→ **Short problem**
All of the lines below are to be transcribed faithfully, with pictures excluded from the copy.
BEGIN Source data
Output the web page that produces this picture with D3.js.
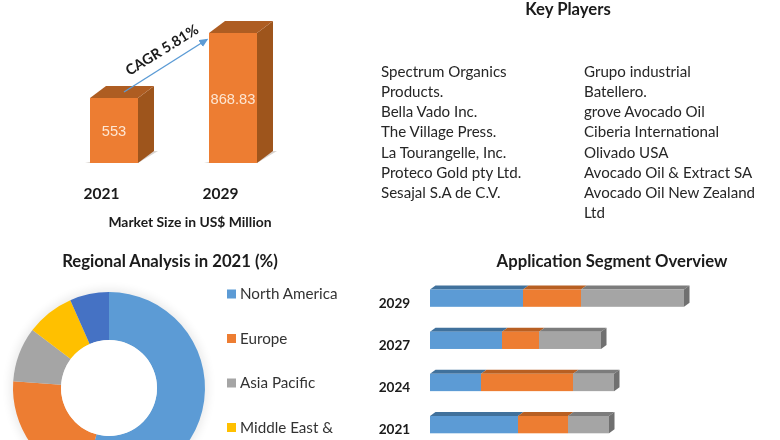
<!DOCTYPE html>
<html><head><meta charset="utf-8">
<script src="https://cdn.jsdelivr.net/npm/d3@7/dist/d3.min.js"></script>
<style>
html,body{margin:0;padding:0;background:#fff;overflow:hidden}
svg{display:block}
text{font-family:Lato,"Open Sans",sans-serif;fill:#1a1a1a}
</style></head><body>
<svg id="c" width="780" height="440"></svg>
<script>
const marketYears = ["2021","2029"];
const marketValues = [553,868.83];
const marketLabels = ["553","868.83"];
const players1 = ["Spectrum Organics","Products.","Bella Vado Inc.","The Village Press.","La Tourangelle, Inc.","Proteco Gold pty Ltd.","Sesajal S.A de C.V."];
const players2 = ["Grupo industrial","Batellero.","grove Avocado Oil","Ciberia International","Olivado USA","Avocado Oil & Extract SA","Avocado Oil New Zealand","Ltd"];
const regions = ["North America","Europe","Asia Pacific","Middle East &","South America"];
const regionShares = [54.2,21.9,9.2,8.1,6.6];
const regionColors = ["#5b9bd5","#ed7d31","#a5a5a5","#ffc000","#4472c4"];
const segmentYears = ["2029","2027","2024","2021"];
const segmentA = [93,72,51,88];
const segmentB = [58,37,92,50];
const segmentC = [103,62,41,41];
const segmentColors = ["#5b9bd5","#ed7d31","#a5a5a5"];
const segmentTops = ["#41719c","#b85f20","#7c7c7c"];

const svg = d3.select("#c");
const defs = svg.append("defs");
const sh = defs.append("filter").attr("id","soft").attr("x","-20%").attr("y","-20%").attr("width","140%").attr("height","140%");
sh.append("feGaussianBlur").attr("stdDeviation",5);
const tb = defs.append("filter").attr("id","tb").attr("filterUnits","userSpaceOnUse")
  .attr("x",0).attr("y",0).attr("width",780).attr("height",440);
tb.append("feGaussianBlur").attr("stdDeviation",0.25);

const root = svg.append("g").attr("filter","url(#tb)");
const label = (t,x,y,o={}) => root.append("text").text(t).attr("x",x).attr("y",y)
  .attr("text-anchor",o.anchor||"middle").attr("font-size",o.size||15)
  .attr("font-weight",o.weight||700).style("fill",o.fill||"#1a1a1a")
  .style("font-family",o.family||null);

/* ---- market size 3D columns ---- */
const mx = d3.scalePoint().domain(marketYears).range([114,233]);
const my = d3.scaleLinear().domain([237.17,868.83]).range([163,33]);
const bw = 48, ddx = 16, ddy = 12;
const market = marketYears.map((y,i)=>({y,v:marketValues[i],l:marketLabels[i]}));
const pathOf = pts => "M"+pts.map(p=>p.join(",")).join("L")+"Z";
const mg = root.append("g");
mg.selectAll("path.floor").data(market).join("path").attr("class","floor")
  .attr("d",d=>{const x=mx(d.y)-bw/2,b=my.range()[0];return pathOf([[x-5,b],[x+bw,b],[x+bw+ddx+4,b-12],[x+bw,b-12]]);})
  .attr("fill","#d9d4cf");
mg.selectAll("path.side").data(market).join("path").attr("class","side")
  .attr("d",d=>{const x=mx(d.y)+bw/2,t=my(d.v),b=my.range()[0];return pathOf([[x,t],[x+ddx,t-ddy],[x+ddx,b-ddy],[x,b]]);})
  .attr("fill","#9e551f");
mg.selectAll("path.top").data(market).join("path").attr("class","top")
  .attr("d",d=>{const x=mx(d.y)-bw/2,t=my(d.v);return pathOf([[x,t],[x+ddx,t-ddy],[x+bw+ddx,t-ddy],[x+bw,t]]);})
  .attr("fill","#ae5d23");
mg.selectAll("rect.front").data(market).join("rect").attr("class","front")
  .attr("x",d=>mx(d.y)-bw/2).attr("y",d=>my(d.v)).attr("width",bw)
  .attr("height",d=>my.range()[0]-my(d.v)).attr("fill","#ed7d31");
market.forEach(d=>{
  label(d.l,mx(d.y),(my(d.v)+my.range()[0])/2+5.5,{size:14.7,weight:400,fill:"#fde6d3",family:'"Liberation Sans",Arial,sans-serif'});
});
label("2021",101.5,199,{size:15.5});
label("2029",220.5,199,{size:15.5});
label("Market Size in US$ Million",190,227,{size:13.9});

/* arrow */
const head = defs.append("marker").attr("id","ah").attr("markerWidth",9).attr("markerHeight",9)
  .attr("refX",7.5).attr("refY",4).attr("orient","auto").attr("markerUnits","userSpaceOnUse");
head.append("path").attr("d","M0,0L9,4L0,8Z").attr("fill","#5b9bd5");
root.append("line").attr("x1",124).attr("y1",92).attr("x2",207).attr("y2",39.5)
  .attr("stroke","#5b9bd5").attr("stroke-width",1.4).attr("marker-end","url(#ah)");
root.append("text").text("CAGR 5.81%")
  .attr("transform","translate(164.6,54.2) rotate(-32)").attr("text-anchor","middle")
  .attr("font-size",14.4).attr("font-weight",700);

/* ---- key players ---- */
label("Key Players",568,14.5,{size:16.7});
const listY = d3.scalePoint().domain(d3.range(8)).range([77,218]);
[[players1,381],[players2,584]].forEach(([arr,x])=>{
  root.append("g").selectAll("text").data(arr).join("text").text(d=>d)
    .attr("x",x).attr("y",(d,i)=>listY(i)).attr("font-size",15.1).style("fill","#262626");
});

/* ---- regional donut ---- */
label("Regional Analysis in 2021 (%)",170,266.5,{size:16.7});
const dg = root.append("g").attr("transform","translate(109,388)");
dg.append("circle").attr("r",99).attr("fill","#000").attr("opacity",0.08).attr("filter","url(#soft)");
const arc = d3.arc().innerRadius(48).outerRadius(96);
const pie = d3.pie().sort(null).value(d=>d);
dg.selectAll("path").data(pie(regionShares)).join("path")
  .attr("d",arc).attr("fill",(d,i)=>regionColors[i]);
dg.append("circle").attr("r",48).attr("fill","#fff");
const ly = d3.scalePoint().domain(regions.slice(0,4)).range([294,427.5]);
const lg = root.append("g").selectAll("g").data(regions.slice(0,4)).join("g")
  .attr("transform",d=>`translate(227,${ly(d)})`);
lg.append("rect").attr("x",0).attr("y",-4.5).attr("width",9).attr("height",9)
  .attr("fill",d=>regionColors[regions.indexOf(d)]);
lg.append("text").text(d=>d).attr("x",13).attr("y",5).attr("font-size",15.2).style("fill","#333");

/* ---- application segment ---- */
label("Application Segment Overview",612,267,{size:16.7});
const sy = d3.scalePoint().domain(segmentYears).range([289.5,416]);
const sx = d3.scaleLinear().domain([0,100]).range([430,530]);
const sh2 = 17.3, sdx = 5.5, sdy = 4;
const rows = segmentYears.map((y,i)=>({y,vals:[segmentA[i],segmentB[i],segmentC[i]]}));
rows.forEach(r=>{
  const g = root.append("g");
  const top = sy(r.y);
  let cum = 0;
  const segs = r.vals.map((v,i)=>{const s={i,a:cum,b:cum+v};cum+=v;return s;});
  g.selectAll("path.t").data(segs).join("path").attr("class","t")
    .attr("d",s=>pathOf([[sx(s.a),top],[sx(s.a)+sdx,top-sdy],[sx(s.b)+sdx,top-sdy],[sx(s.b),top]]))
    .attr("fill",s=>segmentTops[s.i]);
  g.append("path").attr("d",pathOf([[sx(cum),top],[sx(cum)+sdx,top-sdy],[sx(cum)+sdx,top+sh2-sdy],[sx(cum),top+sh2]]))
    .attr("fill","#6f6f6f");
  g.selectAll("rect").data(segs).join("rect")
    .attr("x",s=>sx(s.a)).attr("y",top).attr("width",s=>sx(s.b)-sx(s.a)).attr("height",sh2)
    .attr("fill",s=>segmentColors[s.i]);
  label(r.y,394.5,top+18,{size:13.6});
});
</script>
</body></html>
END Source data
→ **Finished task**
Output the web page that produces this picture with D3.js.
<!DOCTYPE html>
<html><head><meta charset="utf-8">
<script src="https://cdn.jsdelivr.net/npm/d3@7/dist/d3.min.js"></script>
<style>
html,body{margin:0;padding:0;background:#fff;overflow:hidden}
svg{display:block}
text{font-family:Lato,"Open Sans",sans-serif;fill:#1a1a1a}
</style></head><body>
<svg id="c" width="780" height="440"></svg>
<script>
const marketYears = ["2021","2029"];
const marketValues = [553,868.83];
const marketLabels = ["553","868.83"];
const players1 = ["Spectrum Organics","Products.","Bella Vado Inc.","The Village Press.","La Tourangelle, Inc.","Proteco Gold pty Ltd.","Sesajal S.A de C.V."];
const players2 = ["Grupo industrial","Batellero.","grove Avocado Oil","Ciberia International","Olivado USA","Avocado Oil & Extract SA","Avocado Oil New Zealand","Ltd"];
const regions = ["North America","Europe","Asia Pacific","Middle East &","South America"];
const regionShares = [54.2,21.9,9.2,8.1,6.6];
const regionColors = ["#5b9bd5","#ed7d31","#a5a5a5","#ffc000","#4472c4"];
const segmentYears = ["2029","2027","2024","2021"];
const segmentA = [93,72,51,88];
const segmentB = [58,37,92,50];
const segmentC = [103,62,41,41];
const segmentColors = ["#5b9bd5","#ed7d31","#a5a5a5"];
const segmentTops = ["#41719c","#b85f20","#7c7c7c"];

const svg = d3.select("#c");
const defs = svg.append("defs");
const sh = defs.append("filter").attr("id","soft").attr("x","-20%").attr("y","-20%").attr("width","140%").attr("height","140%");
sh.append("feGaussianBlur").attr("stdDeviation",5);
const tb = defs.append("filter").attr("id","tb").attr("filterUnits","userSpaceOnUse")
  .attr("x",0).attr("y",0).attr("width",780).attr("height",440);
tb.append("feGaussianBlur").attr("stdDeviation",0.25);

const root = svg.append("g").attr("filter","url(#tb)");
const label = (t,x,y,o={}) => root.append("text").text(t).attr("x",x).attr("y",y)
  .attr("text-anchor",o.anchor||"middle").attr("font-size",o.size||15)
  .attr("font-weight",o.weight||700).style("fill",o.fill||"#1a1a1a")
  .style("font-family",o.family||null);

/* ---- market size 3D columns ---- */
const mx = d3.scalePoint().domain(marketYears).range([114,233]);
const my = d3.scaleLinear().domain([237.17,868.83]).range([163,33]);
const bw = 48, ddx = 16, ddy = 12;
const market = marketYears.map((y,i)=>({y,v:marketValues[i],l:marketLabels[i]}));
const pathOf = pts => "M"+pts.map(p=>p.join(",")).join("L")+"Z";
const mg = root.append("g");
mg.selectAll("path.floor").data(market).join("path").attr("class","floor")
  .attr("d",d=>{const x=mx(d.y)-bw/2,b=my.range()[0];return pathOf([[x-5,b],[x+bw,b],[x+bw+ddx+4,b-12],[x+bw,b-12]]);})
  .attr("fill","#d9d4cf");
mg.selectAll("path.side").data(market).join("path").attr("class","side")
  .attr("d",d=>{const x=mx(d.y)+bw/2,t=my(d.v),b=my.range()[0];return pathOf([[x,t],[x+ddx,t-ddy],[x+ddx,b-ddy],[x,b]]);})
  .attr("fill","#9e551f");
mg.selectAll("path.top").data(market).join("path").attr("class","top")
  .attr("d",d=>{const x=mx(d.y)-bw/2,t=my(d.v);return pathOf([[x,t],[x+ddx,t-ddy],[x+bw+ddx,t-ddy],[x+bw,t]]);})
  .attr("fill","#ae5d23");
mg.selectAll("rect.front").data(market).join("rect").attr("class","front")
  .attr("x",d=>mx(d.y)-bw/2).attr("y",d=>my(d.v)).attr("width",bw)
  .attr("height",d=>my.range()[0]-my(d.v)).attr("fill","#ed7d31");
market.forEach(d=>{
  label(d.l,mx(d.y),(my(d.v)+my.range()[0])/2+5.5,{size:14.7,weight:400,fill:"#fde6d3",family:'"Liberation Sans",Arial,sans-serif'});
});
label("2021",101.5,199,{size:15.5});
label("2029",220.5,199,{size:15.5});
label("Market Size in US$ Million",190,227,{size:13.9});

/* arrow */
const head = defs.append("marker").attr("id","ah").attr("markerWidth",9).attr("markerHeight",9)
  .attr("refX",7.5).attr("refY",4).attr("orient","auto").attr("markerUnits","userSpaceOnUse");
head.append("path").attr("d","M0,0L9,4L0,8Z").attr("fill","#5b9bd5");
root.append("line").attr("x1",124).attr("y1",92).attr("x2",207).attr("y2",39.5)
  .attr("stroke","#5b9bd5").attr("stroke-width",1.4).attr("marker-end","url(#ah)");
root.append("text").text("CAGR 5.81%")
  .attr("transform","translate(164.6,54.2) rotate(-32)").attr("text-anchor","middle")
  .attr("font-size",14.4).attr("font-weight",700);

/* ---- key players ---- */
label("Key Players",568,14.5,{size:16.7});
const listY = d3.scalePoint().domain(d3.range(8)).range([77,218]);
[[players1,381],[players2,584]].forEach(([arr,x])=>{
  root.append("g").selectAll("text").data(arr).join("text").text(d=>d)
    .attr("x",x).attr("y",(d,i)=>listY(i)).attr("font-size",15.1).style("fill","#262626");
});

/* ---- regional donut ---- */
label("Regional Analysis in 2021 (%)",170,266.5,{size:16.7});
const dg = root.append("g").attr("transform","translate(109,388)");
dg.append("circle").attr("r",99).attr("fill","#000").attr("opacity",0.08).attr("filter","url(#soft)");
const arc = d3.arc().innerRadius(48).outerRadius(96);
const pie = d3.pie().sort(null).value(d=>d);
dg.selectAll("path").data(pie(regionShares)).join("path")
  .attr("d",arc).attr("fill",(d,i)=>regionColors[i]);
dg.append("circle").attr("r",48).attr("fill","#fff");
const ly = d3.scalePoint().domain(regions.slice(0,4)).range([294,427.5]);
const lg = root.append("g").selectAll("g").data(regions.slice(0,4)).join("g")
  .attr("transform",d=>`translate(227,${ly(d)})`);
lg.append("rect").attr("x",0).attr("y",-4.5).attr("width",9).attr("height",9)
  .attr("fill",d=>regionColors[regions.indexOf(d)]);
lg.append("text").text(d=>d).attr("x",13).attr("y",5).attr("font-size",15.2).style("fill","#333");

/* ---- application segment ---- */
label("Application Segment Overview",612,267,{size:16.7});
const sy = d3.scalePoint().domain(segmentYears).range([289.5,416]);
const sx = d3.scaleLinear().domain([0,100]).range([430,530]);
const sh2 = 17.3, sdx = 5.5, sdy = 4;
const rows = segmentYears.map((y,i)=>({y,vals:[segmentA[i],segmentB[i],segmentC[i]]}));
rows.forEach(r=>{
  const g = root.append("g");
  const top = sy(r.y);
  let cum = 0;
  const segs = r.vals.map((v,i)=>{const s={i,a:cum,b:cum+v};cum+=v;return s;});
  g.selectAll("path.t").data(segs).join("path").attr("class","t")
    .attr("d",s=>pathOf([[sx(s.a),top],[sx(s.a)+sdx,top-sdy],[sx(s.b)+sdx,top-sdy],[sx(s.b),top]]))
    .attr("fill",s=>segmentTops[s.i]);
  g.append("path").attr("d",pathOf([[sx(cum),top],[sx(cum)+sdx,top-sdy],[sx(cum)+sdx,top+sh2-sdy],[sx(cum),top+sh2]]))
    .attr("fill","#6f6f6f");
  g.selectAll("rect").data(segs).join("rect")
    .attr("x",s=>sx(s.a)).attr("y",top).attr("width",s=>sx(s.b)-sx(s.a)).attr("height",sh2)
    .attr("fill",s=>segmentColors[s.i]);
  label(r.y,394.5,top+18,{size:13.6});
});
</script>
</body></html>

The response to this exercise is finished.